---- SUPPLIED RECORDS

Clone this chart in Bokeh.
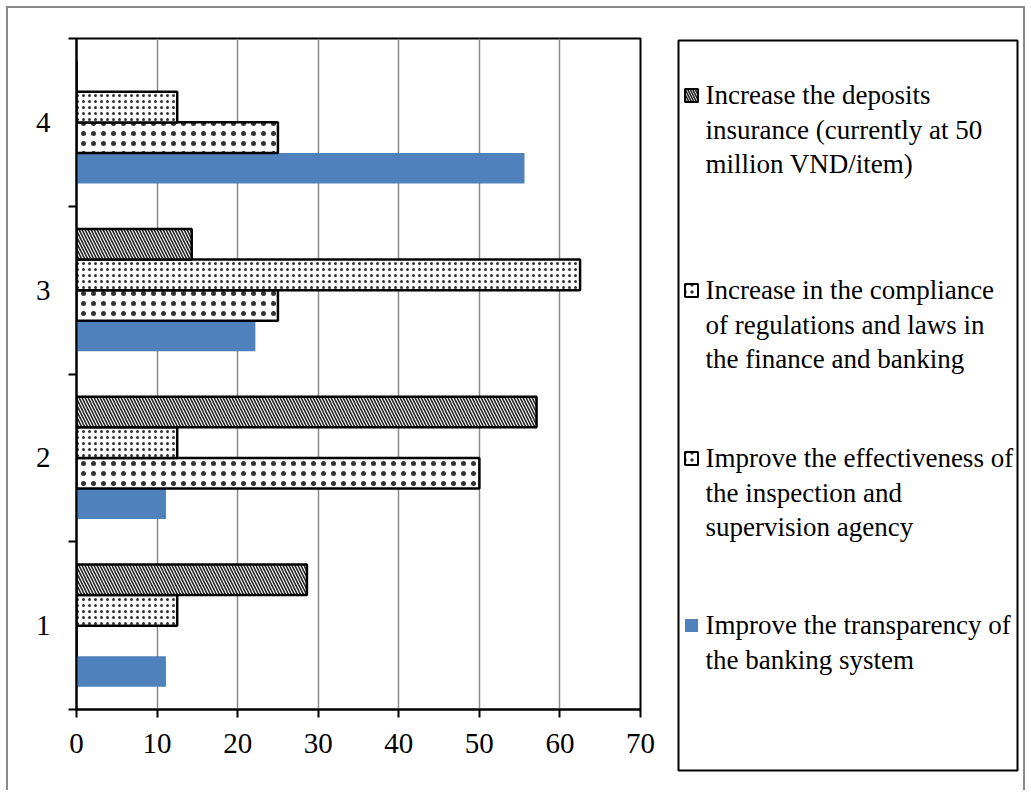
from bokeh.plotting import figure
from bokeh.layouts import row
from bokeh.models import ColumnDataSource, FixedTicker, Range1d
from bokeh.core.properties import value
from bokeh.transform import dodge
from bokeh.embed import file_html
from bokeh.resources import INLINE

# ---- data ----
categories = [1, 2, 3, 4]
transparency = [11.1, 11.1, 22.2, 55.6]
effectiveness = [0, 50, 25, 25]
compliance = [12.5, 12.5, 62.5, 12.5]
deposits = [28.6, 57.1, 14.3, 0]
x_ticks = [0, 10, 20, 30, 40, 50, 60, 70]
legend_labels = [
    "Increase the deposits\ninsurance (currently at 50\nmillion VND/item)",
    "Increase in the compliance\nof regulations and laws in\nthe finance and banking",
    "Improve the effectiveness of\nthe inspection and\nsupervision agency",
    "Improve the transparency of\nthe banking system",
]

FONT = "Liberation Serif"
TICK_FS = "29px"
LEG_FS = "27px"

# ---- styles ----
BLUE = "#4F81BD"
DEP_STYLE = dict(fill_color="white", line_color="black", line_width=2.5,
                 hatch_pattern="left_diagonal_line", hatch_scale=6, hatch_weight=1.6,
                 hatch_color="#222222")
COMP_STYLE = dict(fill_color="white", line_color="black", line_width=2.5,
                  hatch_pattern="dot", hatch_scale=6, hatch_weight=1.4,
                  hatch_color="#333333")
EFF_STYLE = dict(fill_color="white", line_color="black", line_width=2.5,
                 hatch_pattern="dot", hatch_scale=10, hatch_weight=1.3,
                 hatch_color="#333333")
TRANS_STYLE = dict(fill_color=BLUE, line_color=None)

src = ColumnDataSource(dict(cat=categories, transparency=transparency,
                            effectiveness=effectiveness, compliance=compliance,
                            deposits=deposits))

CANVAS_H = 782

# ---- chart ----
p = figure(width=652, height=CANVAS_H, output_backend="svg", toolbar_location=None,
           x_range=Range1d(0, 70), y_range=Range1d(0.5, 4.5),
           min_border_left=68, min_border_top=30, min_border_bottom=81,
           min_border_right=20)
p.frame_align = False
p.background_fill_color = "white"
p.border_fill_color = "white"
p.outline_line_color = "black"
p.outline_line_width = 2

H = 0.182
p.hbar(y=dodge("cat", -1.5 * H, range=p.y_range), left=0, right="transparency",
       height=H, source=src, **TRANS_STYLE)
p.hbar(y=dodge("cat", -0.5 * H, range=p.y_range), left=0, right="effectiveness",
       height=H, source=src, **EFF_STYLE)
p.hbar(y=dodge("cat", 0.5 * H, range=p.y_range), left=0, right="compliance",
       height=H, source=src, **COMP_STYLE)
p.hbar(y=dodge("cat", 1.5 * H, range=p.y_range), left=0, right="deposits",
       height=H, source=src, **DEP_STYLE)

p.ygrid.visible = False
p.xgrid.ticker = FixedTicker(ticks=x_ticks)
p.xgrid.grid_line_color = "#8a8a8a"
p.xgrid.grid_line_width = 1.5

xa = p.xaxis[0]
xa.ticker = FixedTicker(ticks=x_ticks)
xa.axis_line_width = 2
xa.major_tick_line_width = 2
xa.major_tick_out = 8
xa.major_tick_in = 0
xa.minor_tick_line_color = None
xa.major_label_text_font = FONT
xa.major_label_text_font_size = TICK_FS
xa.major_label_text_color = "black"
xa.major_label_standoff = 16

ya = p.yaxis[0]
ya.ticker = FixedTicker(ticks=categories, minor_ticks=[0.5, 1.5, 2.5, 3.5, 4.5])
ya.axis_line_width = 2
ya.major_tick_line_color = None
ya.major_tick_out = 0
ya.major_tick_in = 0
ya.minor_tick_line_color = "black"
ya.minor_tick_line_width = 2
ya.minor_tick_out = 8
ya.minor_tick_in = 0
ya.major_label_text_font = FONT
ya.major_label_text_font_size = TICK_FS
ya.major_label_text_color = "black"
ya.major_label_standoff = 18

# ---- legend panel (its frame is the legend box) ----
LW, LH = 339, 730
lg = figure(width=363, height=CANVAS_H, output_backend="svg", toolbar_location=None,
            x_range=Range1d(0, LW), y_range=Range1d(0, LH),
            x_axis_location=None, y_axis_location=None,
            min_border_left=18, min_border_right=6, min_border_top=32,
            min_border_bottom=20)
lg.frame_align = False
lg.grid.visible = False
lg.background_fill_color = "white"
lg.border_fill_color = "white"
lg.outline_line_color = "black"
lg.outline_line_width = 2

item_y = [675, 480, 312, 145]
sw_x = 13
styles = [DEP_STYLE, COMP_STYLE, EFF_STYLE, TRANS_STYLE]
for yy, st in zip(item_y, styles):
    s = dict(st)
    if s.get("line_color"):
        s["line_width"] = 2
    if s.get("hatch_pattern") == "dot":
        s["hatch_scale"] = 7
    if s.get("hatch_pattern") == "left_diagonal_line":
        s["hatch_scale"] = 5
    lg.rect(x=[sw_x], y=[yy], width=13, height=13, **s)

lg.text(x=[27] * 4, y=[yy + 15.5 for yy in item_y], text=legend_labels,
        text_font=value(FONT), text_font_size=LEG_FS, text_color="black",
        text_baseline="top", text_align="left", text_line_height=1.15)

layout = row(p, lg, spacing=0)
layout.styles = {"margin-left": "6px", "margin-top": "6px",
                 "border-left": "2px solid #8a8a8a", "border-top": "2px solid #8a8a8a",
                 "border-right": "2px solid #8a8a8a", "width": "fit-content"}

open("out.html", "w").write(file_html(layout, INLINE))
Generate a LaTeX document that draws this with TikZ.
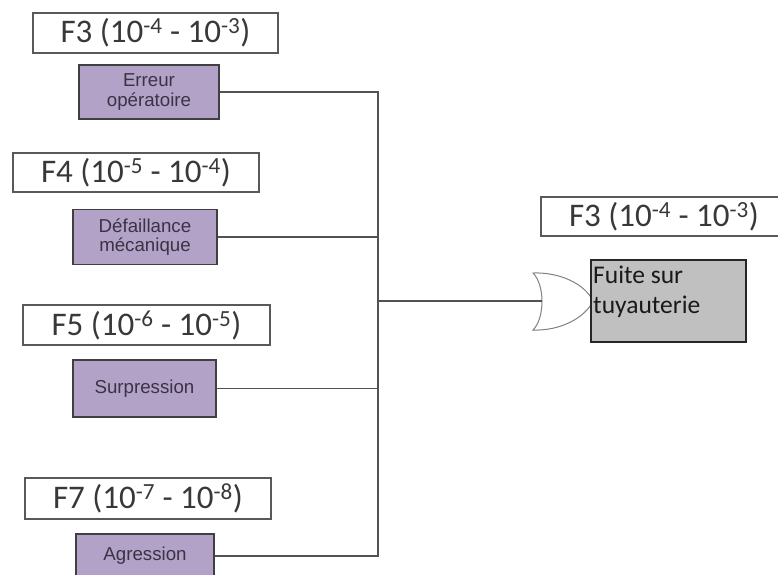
\documentclass[tikz,border=0pt]{standalone}
\usepackage{fontspec}
\setmainfont{Carlito}
\newfontfamily\evfont{Liberation Sans}
\definecolor{evpurple}{HTML}{B3A2C7}
\definecolor{evtext}{HTML}{3A3344}
\definecolor{topgray}{HTML}{C0C0C0}
\newcommand{\expo}[1]{\textsuperscript{#1}}
\begin{document}
\begin{tikzpicture}[x=1pt,y=-1pt,
  ratebox/.style={draw=black!65, line width=1.3pt, fill=white, inner sep=0pt,
    text=black!78, font=\fontsize{33}{38}\selectfont},
  eventbox/.style={draw=black!75, line width=1.3pt, fill=evpurple, inner sep=0pt,
    align=center, text=evtext, font=\evfont\fontsize{18.7}{19.5}\selectfont},
  topbox/.style={draw=black!85, line width=1.2pt, fill=topgray, inner sep=0pt},
  wire/.style={draw=black!68, line width=1.4pt},
  orgate/.style={draw=black!50, line width=1pt, fill=white}]
\useasboundingbox (0,0) rectangle (778,574);
\clip (0,0) rectangle (778,574);

% basic events with their frequency classes
\node[ratebox, minimum width=245pt, minimum height=40pt] (f1) at (155.5,33)
  {F3 (10\expo{-4} - 10\expo{-3})};
\node[eventbox, minimum width=140pt, minimum height=54pt] (e1) at (149,92)
  {Erreur\\opératoire};

\node[ratebox, minimum width=246pt, minimum height=39pt] (f2) at (136,172.5)
  {F4 (10\expo{-5} - 10\expo{-4})};
\node[eventbox, minimum width=144pt, minimum height=55pt] (e2) at (145,237)
  {Défaillance\\mécanique};

\node[ratebox, minimum width=247pt, minimum height=40pt] (f3) at (146.5,325)
  {F5 (10\expo{-6} - 10\expo{-5})};
\node[eventbox, minimum width=143pt, minimum height=57pt] (e3) at (144.5,388.5)
  {Surpression};

\node[ratebox, minimum width=246pt, minimum height=41pt] (f4) at (148,498.5)
  {F7 (10\expo{-7} - 10\expo{-8})};
\node[eventbox, minimum width=138pt, minimum height=44pt] (e4) at (145,556)
  {Agression};

% OR gate
\draw[orgate] (533,273) .. controls (545,285) and (545,318) .. (533,330)
  .. controls (560,331) and (585,318) .. (593,301)
  .. controls (585,284) and (560,272) .. (533,273) -- cycle;
\coordinate (gatein) at (542,301);
\coordinate (join) at (378,301);

% top event
\node[ratebox, minimum width=246pt, minimum height=39pt] (ftop) at (664,216.5)
  {F3 (10\expo{-4} - 10\expo{-3})};
\node[topbox, minimum width=155pt, minimum height=82pt] (top) at (668.5,301) {};
\node[anchor=north west, inner sep=0pt, align=left, text=black!90,
  font=\fontsize{25.5}{30}\selectfont] (toptext) at (593,266)
  {Fuite sur\\tuyauterie};

% connections into the gate
\draw[wire] (e1.east) -| (join);
\draw[wire] (e2.east) -| (join);
\draw[wire] (e3.east) -| (join);
\draw[wire] (e4.east) -| (join);
\draw[wire] (join) -- (gatein);
\end{tikzpicture}
\end{document}
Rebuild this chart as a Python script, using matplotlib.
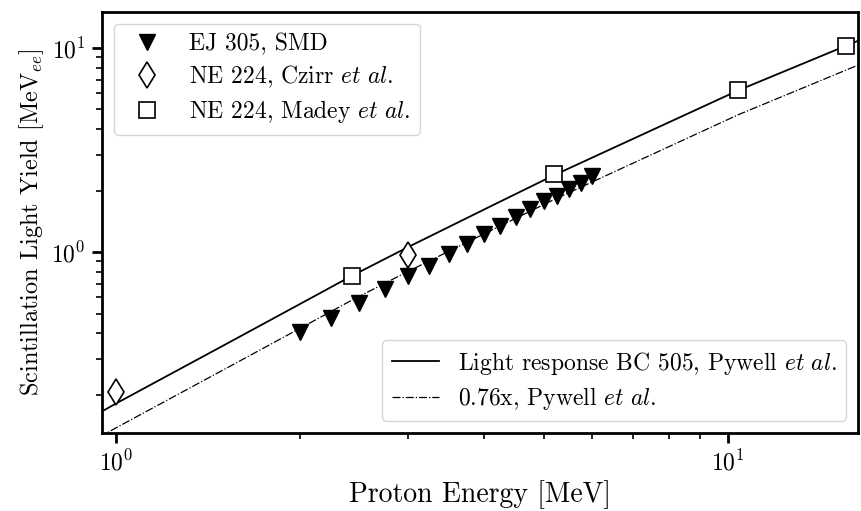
import numpy as np
import matplotlib
matplotlib.use("Agg")
import matplotlib.pyplot as plt

plt.rcParams["font.family"] = "serif"
plt.rcParams["font.serif"] = ["cmr10"]
plt.rcParams["mathtext.fontset"] = "cm"
plt.rcParams["axes.formatter.use_mathtext"] = True

# EJ 305, SMD
smd_e = [2.0, 2.25, 2.5, 2.75, 3.0, 3.25, 3.5, 3.75, 4.0, 4.25, 4.5, 4.75, 5.0, 5.25, 5.5, 5.75, 6.0]
smd_l = [0.404, 0.475, 0.562, 0.659, 0.765, 0.857, 0.981, 1.098, 1.22, 1.346, 1.478, 1.625, 1.77, 1.888, 2.04, 2.19, 2.37]

# NE 224, Czirr et al.
czirr_e = [1.0, 3.0]
czirr_l = [0.207, 0.97]

# NE 224, Madey et al.
madey_e = [2.43, 5.19, 10.4, 15.6]
madey_l = [0.765, 2.41, 6.2, 10.26]

# Light response BC 505, Pywell et al.
pywell_e = [0.94, 1.0, 1.5, 2.0, 2.43, 3.0, 4.2, 5.19, 7.0, 10.4, 15.6, 16.5]
pywell_l = [0.163, 0.181, 0.349, 0.557, 0.765, 1.057, 1.74, 2.375, 3.59, 6.2, 10.26, 11.0]
scale = 0.76

fig = plt.figure(figsize=(8.61, 5.11), dpi=100)
ax = fig.add_axes([0.1185, 0.1526, 0.878, 0.824])

l1, = ax.plot(pywell_e, pywell_l, "-", color="black", lw=1.3,
              label=r"Light response BC 505, Pywell $\mathit{et\ al.}$")
l2, = ax.plot(pywell_e, scale * np.array(pywell_l), "-.", color="black", lw=0.9,
              label=r"0.76x, Pywell $\mathit{et\ al.}$")

m1, = ax.plot(smd_e, smd_l, "v", color="black", ms=11, ls="none", label="EJ 305, SMD")
m2, = ax.plot(czirr_e, czirr_l, "d", mfc="white", mec="black", mew=1.2, ms=13, ls="none",
              label=r"NE 224, Czirr $\mathit{et\ al.}$")
m3, = ax.plot(madey_e, madey_l, "s", mfc="white", mec="black", mew=1.2, ms=12, ls="none",
              label=r"NE 224, Madey $\mathit{et\ al.}$")

ax.set_xscale("log")
ax.set_yscale("log")
ax.set_xlim(0.95, 16.3)
ax.set_ylim(0.13, 15)

for s in ax.spines.values():
    s.set_linewidth(2)
ax.tick_params(which="major", length=7, width=2, labelsize=17, pad=5)
ax.tick_params(which="minor", length=4, width=1.2, labelleft=False, labelbottom=False)

ax.set_xlabel("Proton Energy [MeV]", fontsize=20)
ax.set_ylabel(r"Scintillation Light Yield [MeV$_{ee}$]", fontsize=17.5)

leg1 = ax.legend(handles=[m1, m2, m3], loc="upper left", fontsize=17, labelspacing=0.35)
ax.add_artist(leg1)
ax.legend(handles=[l1, l2], loc="lower right", fontsize=17, labelspacing=0.35)

fig.savefig("out.png", dpi=100)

--------

_AIM_: Could you quote, word for word, only the lines from the one containing "Generate a LaTeX" through the one containing "(join) at (378,301);", both included, and leave out any pictures?

_SOLUTION FOR THIS TASK_:
Generate a LaTeX document that draws this with TikZ.
\documentclass[tikz,border=0pt]{standalone}
\usepackage{fontspec}
\setmainfont{Carlito}
\newfontfamily\evfont{Liberation Sans}
\definecolor{evpurple}{HTML}{B3A2C7}
\definecolor{evtext}{HTML}{3A3344}
\definecolor{topgray}{HTML}{C0C0C0}
\newcommand{\expo}[1]{\textsuperscript{#1}}
\begin{document}
\begin{tikzpicture}[x=1pt,y=-1pt,
  ratebox/.style={draw=black!65, line width=1.3pt, fill=white, inner sep=0pt,
    text=black!78, font=\fontsize{33}{38}\selectfont},
  eventbox/.style={draw=black!75, line width=1.3pt, fill=evpurple, inner sep=0pt,
    align=center, text=evtext, font=\evfont\fontsize{18.7}{19.5}\selectfont},
  topbox/.style={draw=black!85, line width=1.2pt, fill=topgray, inner sep=0pt},
  wire/.style={draw=black!68, line width=1.4pt},
  orgate/.style={draw=black!50, line width=1pt, fill=white}]
\useasboundingbox (0,0) rectangle (778,574);
\clip (0,0) rectangle (778,574);

% basic events with their frequency classes
\node[ratebox, minimum width=245pt, minimum height=40pt] (f1) at (155.5,33)
  {F3 (10\expo{-4} - 10\expo{-3})};
\node[eventbox, minimum width=140pt, minimum height=54pt] (e1) at (149,92)
  {Erreur\\opératoire};

\node[ratebox, minimum width=246pt, minimum height=39pt] (f2) at (136,172.5)
  {F4 (10\expo{-5} - 10\expo{-4})};
\node[eventbox, minimum width=144pt, minimum height=55pt] (e2) at (145,237)
  {Défaillance\\mécanique};

\node[ratebox, minimum width=247pt, minimum height=40pt] (f3) at (146.5,325)
  {F5 (10\expo{-6} - 10\expo{-5})};
\node[eventbox, minimum width=143pt, minimum height=57pt] (e3) at (144.5,388.5)
  {Surpression};

\node[ratebox, minimum width=246pt, minimum height=41pt] (f4) at (148,498.5)
  {F7 (10\expo{-7} - 10\expo{-8})};
\node[eventbox, minimum width=138pt, minimum height=44pt] (e4) at (145,556)
  {Agression};

% OR gate
\draw[orgate] (533,273) .. controls (545,285) and (545,318) .. (533,330)
  .. controls (560,331) and (585,318) .. (593,301)
  .. controls (585,284) and (560,272) .. (533,273) -- cycle;
\coordinate (gatein) at (542,301);
\coordinate (join) at (378,301);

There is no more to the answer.